Posted on 06/22/2003 9:33:49 AM PDT by blam

Researchers unearth ancient Japanese bible translation

OSAKA -- A 400-year-old Japanese translation of biblical literature has been found at a university in the old Polish city of Krakow, a researcher has told the Mainichi.

Courtesy of Jagiellorian University. The Japanese translation is written below the Latin text.

One of the oldest known translations of the bible in Japanese, several paragraphs were translated by a Japanese mission of boys that left the country in 1582 and arrived in Rome three years later to receive an audience by Pope Gregory XIII.

"European countries that received the mission showed great interest and numerous books about it were published there," said Koichiro Takase, a Keio University professor emeritus and expert on the history of Christianity in Japan. "The finding is an important document that shows details about the mission."

Takase added that the finding was probably the second oldest Japanese biblical translation, only after one made around 1580 and found in Portugal.

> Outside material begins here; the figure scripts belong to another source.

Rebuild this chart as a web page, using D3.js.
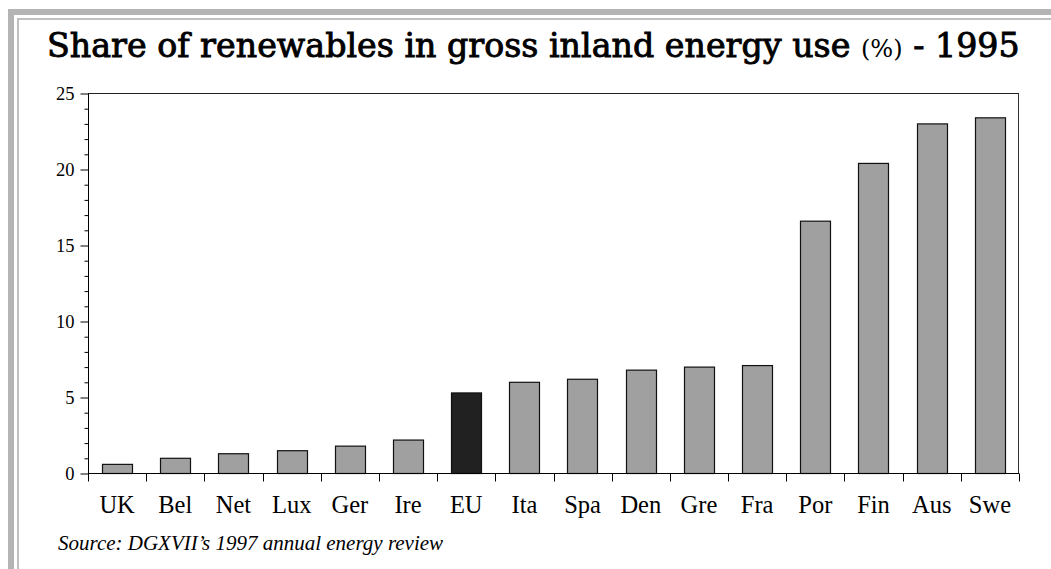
<!DOCTYPE html>
<html><head><meta charset="utf-8">
<script src="https://cdn.jsdelivr.net/npm/d3@7"></script>
<style>html,body{margin:0;padding:0;background:#fff;}svg{display:block;}</style>
</head><body>
<svg id="chart" width="1051" height="569"></svg>
<script>
const categories = ["UK","Bel","Net","Lux","Ger","Ire","EU","Ita","Spa","Den","Gre","Fra","Por","Fin","Aus","Swe"];
const values = [0.6,1.0,1.3,1.5,1.8,2.2,5.3,6.0,6.2,6.8,7.0,7.1,16.6,20.4,23.0,23.4];
const highlight = ["EU"];
const yTicks = [0,5,10,15,20,25];
const yMinorTicks = d3.range(0,26,1);
const titleMain = "Share of renewables in gross inland energy use ";
const titleUnit = "(%)";
const titleEnd = " - 1995";
const sourceText = "Source: DGXVII\u2019s 1997 annual energy review";

const serif = "'Liberation Serif','Times New Roman',serif";
const svg = d3.select("#chart");
// frame
svg.append("rect").attr("x",8).attr("y",9).attr("width",1051-8).attr("height",6).attr("fill","#b4b4b4");
svg.append("rect").attr("x",8).attr("y",9).attr("width",6).attr("height",569-9).attr("fill","#b4b4b4");
svg.append("rect").attr("x",17).attr("y",18).attr("width",1051-17).attr("height",2).attr("fill","#c0c0c0");
svg.append("rect").attr("x",17).attr("y",18).attr("width",2).attr("height",569-18).attr("fill","#c0c0c0");

const L=88, R=1019, T=93.5, B=473.5;
const p = 0.48;
const x = d3.scaleBand().domain(categories).range([L,R]).paddingInner(p).paddingOuter(p/2);
const y = d3.scaleLinear().domain([0,25]).range([B,T]);

// plot box top and right
svg.append("line").attr("x1",L).attr("x2",R).attr("y1",T).attr("y2",T).attr("stroke","#222").attr("stroke-width",1);
svg.append("line").attr("x1",R-0.5).attr("x2",R-0.5).attr("y1",T).attr("y2",B).attr("stroke","#333").attr("stroke-width",1);

// bars
svg.append("g").selectAll("rect").data(categories).join("rect")
  .attr("x",d=>Math.round(x(d))+0.5)
  .attr("y",(d,i)=>y(values[i]))
  .attr("width",Math.round(x.bandwidth()))
  .attr("height",(d,i)=>B-y(values[i]))
  .attr("fill",d=>highlight.includes(d)?"#212121":"#a0a0a0")
  .attr("stroke","#111").attr("stroke-width",1.2);

// y axis
const yAxis = d3.axisLeft(y).tickValues(yTicks).tickSize(8).tickPadding(6).tickFormat(d3.format("d"));
const gy = svg.append("g").attr("transform",`translate(${L+0.5},0)`).call(yAxis)
  .attr("font-family",serif).attr("font-size",18.5);
gy.select(".domain").attr("stroke","#000").attr("d",`M0,${T}V${B}`);
gy.selectAll(".tick line").attr("stroke","#000");
gy.selectAll(".tick text").attr("fill","#000");
const gym = svg.append("g").attr("transform",`translate(${L+0.5},0)`)
  .call(d3.axisLeft(y).tickValues(yMinorTicks.filter(v=>!yTicks.includes(v))).tickSize(4).tickFormat(""));
gym.select(".domain").remove();
gym.selectAll(".tick line").attr("stroke","#000");

// x axis
const xAxis = d3.axisBottom(x).tickSize(0).tickPadding(22);
const gx = svg.append("g").attr("transform",`translate(0,${B})`).call(xAxis)
  .attr("font-family",serif).attr("font-size",24.5);
gx.select(".domain").attr("stroke","#000").attr("d",`M${L},0H${R}`);
gx.selectAll(".tick text").attr("fill","#000");
// boundary ticks
const bounds = categories.map(c=>x(c)-x.step()*p/2).concat([R-0.5]);
svg.append("g").selectAll("line").data(bounds).join("line")
  .attr("x1",d=>Math.round(d)+0.5).attr("x2",d=>Math.round(d)+0.5)
  .attr("y1",B).attr("y2",B+8).attr("stroke","#000");

// title
const title = svg.append("text").attr("x",47).attr("y",57)
  .attr("font-family","'DejaVu Serif',serif").attr("font-size",29).attr("fill","#000");
title.append("tspan").attr("stroke","#000").attr("stroke-width",0.9).text(titleMain);
title.append("tspan").attr("font-size",21).text(titleUnit);
title.append("tspan").attr("stroke","#000").attr("stroke-width",0.9).text(titleEnd);
const tw = title.node().getComputedTextLength();
const s = 973/tw;
title.attr("font-size",29*s);
title.select("tspan:nth-child(2)").attr("font-size",21*s);

// source
svg.append("text").attr("x",58).attr("y",550)
  .attr("font-family",serif).attr("font-style","italic")
  .attr("font-size",21).attr("fill","#000").text(sourceText);
</script>
</body></html>
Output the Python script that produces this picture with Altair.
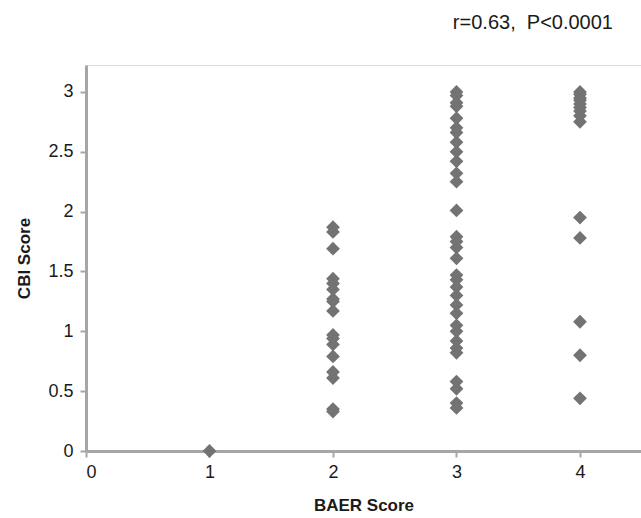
import altair as alt
import pandas as pd

baer_1 = [0.0]
baer_2 = [1.87, 1.83, 1.69, 1.44, 1.40, 1.35, 1.27, 1.25, 1.17, 0.97, 0.94, 0.89,
          0.79, 0.66, 0.61, 0.35, 0.33]
baer_3 = [3.0, 2.97, 2.91, 2.88, 2.78, 2.70, 2.66, 2.58, 2.50, 2.42, 2.32, 2.25,
          2.01, 1.79, 1.75, 1.70, 1.61, 1.47, 1.43, 1.37, 1.30, 1.22, 1.15, 1.05,
          1.00, 0.92, 0.86, 0.82, 0.58, 0.52, 0.40, 0.36]
baer_4 = [3.0, 2.98, 2.95, 2.93, 2.90, 2.87, 2.84, 2.80, 2.75, 1.95, 1.78, 1.08,
          0.80, 0.44]

rows = []
for b, vals in [(1, baer_1), (2, baer_2), (3, baer_3), (4, baer_4)]:
    for v in vals:
        rows.append({"BAER": b, "CBI": v})
df = pd.DataFrame(rows)

FONT = "Liberation Sans"
AXIS_COLOR = "#a6a6a6"
TXT = "#1a1a1a"

common = dict(grid=False, domainColor=AXIS_COLOR, domainWidth=3,
              tickColor=AXIS_COLOR, tickWidth=2, tickSize=6,
              labelFont=FONT, labelFontSize=18, labelColor=TXT,
              titleFont=FONT, titleFontSize=17, titleFontWeight="bold",
              titleColor=TXT)

x_axis = alt.Axis(values=[0, 1, 2, 3, 4], format="d", title="BAER Score",
                  labelPadding=6, titlePadding=16, **common)
y_axis = alt.Axis(values=[0, 0.5, 1, 1.5, 2, 2.5, 3], format="~g",
                  title="CBI Score", labelPadding=7, titlePadding=14, **common)

chart = alt.Chart(df).mark_point(
    shape="diamond", filled=True, color="#737373", opacity=1, size=190
).encode(
    x=alt.X("BAER:Q", scale=alt.Scale(domain=[0, 4.494], nice=False, zero=False), axis=x_axis),
    y=alt.Y("CBI:Q", scale=alt.Scale(domain=[0, 3.225], nice=False), axis=y_axis),
).properties(
    width=555, height=386,
    autosize=alt.AutoSizeParams(type="none"),
    padding={"left": 86, "top": 65, "right": 0, "bottom": 67},
    title=alt.TitleParams("r=0.63,\u00a0\u00a0P<0.0001", anchor="end", font=FONT,
                          fontSize=20, fontWeight="normal", color=TXT,
                          dx=-28, offset=32),
).configure_view(stroke=None).configure(background="white")

chart.save("out.html", embed_options={"renderer": "svg", "actions": False})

Liudmila Ermakova, a professor on ancient Japanese literature at the Kobe City University of Foreign Studies, said that she found an old Polish document in 2000 that mentions the Japanese translation at a Kumamoto Prefecture organization that collects documents on the history of Christianity in Japan.

She then asked Jagiellorian University's library in Krakow to make an investigation apparently because the Polish document mentions the school.

In reply, librarians at the university told Ermakova later that it had kept the 400-year-old document.

Now the researcher says members of the Japanese mission, dispatched by feudal lords in Kyushu to Rome, translated Latin phrases from the Psalms of King David into Japanese.

The translated Latin parts are: "The Lord reigneth," in Psalm 93 and "O Praise the Lord, all ye nations: praise him, all ye people," in Psalm 117, both of which the Mainichi Daily News cites from the Holy Bible, the King James version.

The document is kept in a glass frame, and on the back it tells of the Japanese mission that wrote the Japanese sentences in 1585.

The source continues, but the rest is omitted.